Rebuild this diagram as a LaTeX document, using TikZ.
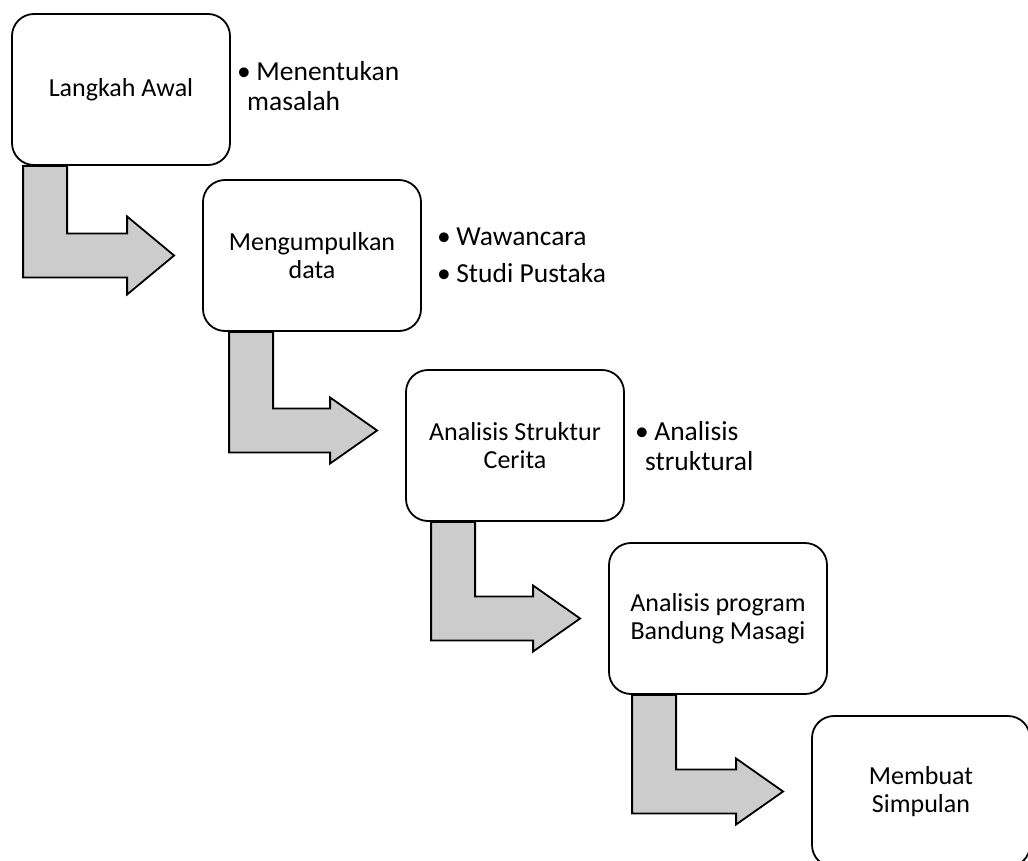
\documentclass[tikz,border=0pt]{standalone}
\usepackage{fontspec}
\setmainfont{Carlito}
\usetikzlibrary{calc}
% bent block arrow: from box #1 down and across to box #2
% #3 = bar offset from the left edge of #1, #4 = raise of the tip, #5 = half head
\newcommand{\bentarrow}[5]{%
  \draw[flowarrow] let \p1=(#1.south west), \p2=(#2.west) in
    (\x1+#3pt,\y1) -- (\x1+#3pt,\y2+#4pt-22pt) -- (\x2-75pt,\y2+#4pt-22pt)
    -- (\x2-75pt,\y2+#4pt-#5pt) -- (\x2-28pt,\y2+#4pt)
    -- (\x2-75pt,\y2+#4pt+#5pt) -- (\x2-75pt,\y2+#4pt+22pt)
    -- (\x1+#3pt+44pt,\y2+#4pt+22pt) -- (\x1+#3pt+44pt,\y1) -- cycle;}

\begin{document}
\begin{tikzpicture}[
  x=1pt,y=-1pt,
  stepbox/.style={draw=black,fill=white,rounded corners=22pt,
    line width=1.8pt,minimum width=218pt,minimum height=151pt,
    align=center,inner sep=4pt,font=\fontsize{26}{28}\selectfont},
  sidetext/.style={anchor=north west,align=left,inner sep=0pt,
    font=\fontsize{27.5}{30}\selectfont},
  flowarrow/.style={draw=black,fill=black!20,line width=1.8pt,line join=miter}
]
\clip (0,0) rectangle (1028,861);
\fill[white] (0,0) rectangle (1028,861);
\node[stepbox] (awal) at (121,89.5) {Langkah Awal};
\node[stepbox] (data) at (312,255.5) {Mengumpulkan\\data};
\node[stepbox] (struktur) at (515,445.5) {Analisis Struktur\\Cerita};
\node[stepbox] (program) at (718,618.5) {Analisis program\\Bandung Masagi};
\node[stepbox] (simpulan) at (921,791.5) {Membuat\\Simpulan};
\bentarrow{awal}{data}{12}{0}{39}
\bentarrow{data}{struktur}{27}{15}{33}
\bentarrow{struktur}{program}{26}{0}{33}
\bentarrow{program}{simpulan}{24}{0}{33}
% notes beside the first three steps
\node[sidetext] (awalnote) at (237,61) {•\hspace{0.2em}Menentukan\\\hspace*{10pt}masalah};
\node[sidetext] (datanote) at (437,228) {•\hspace{0.2em}Wawancara\\[7pt]•\hspace{0.2em}Studi Pustaka};
\node[sidetext] (strukturnote) at (635,421) {•\hspace{0.2em}Analisis\\\hspace*{10pt}struktural};
\end{tikzpicture}
\end{document}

→ Requirement:
Output exactly the span of lines from the top of the listing through the line holding "-- (\x1+#3pt+44pt,\y2+#4pt+22pt) -- (\x1+#3pt+44pt,\y1)", and leave every picture out.

→ Result of the task:
Rebuild this diagram as a LaTeX document, using TikZ.
\documentclass[tikz,border=0pt]{standalone}
\usepackage{fontspec}
\setmainfont{Carlito}
\usetikzlibrary{calc}
% bent block arrow: from box #1 down and across to box #2
% #3 = bar offset from the left edge of #1, #4 = raise of the tip, #5 = half head
\newcommand{\bentarrow}[5]{%
  \draw[flowarrow] let \p1=(#1.south west), \p2=(#2.west) in
    (\x1+#3pt,\y1) -- (\x1+#3pt,\y2+#4pt-22pt) -- (\x2-75pt,\y2+#4pt-22pt)
    -- (\x2-75pt,\y2+#4pt-#5pt) -- (\x2-28pt,\y2+#4pt)
    -- (\x2-75pt,\y2+#4pt+#5pt) -- (\x2-75pt,\y2+#4pt+22pt)
    -- (\x1+#3pt+44pt,\y2+#4pt+22pt) -- (\x1+#3pt+44pt,\y1) -- cycle;}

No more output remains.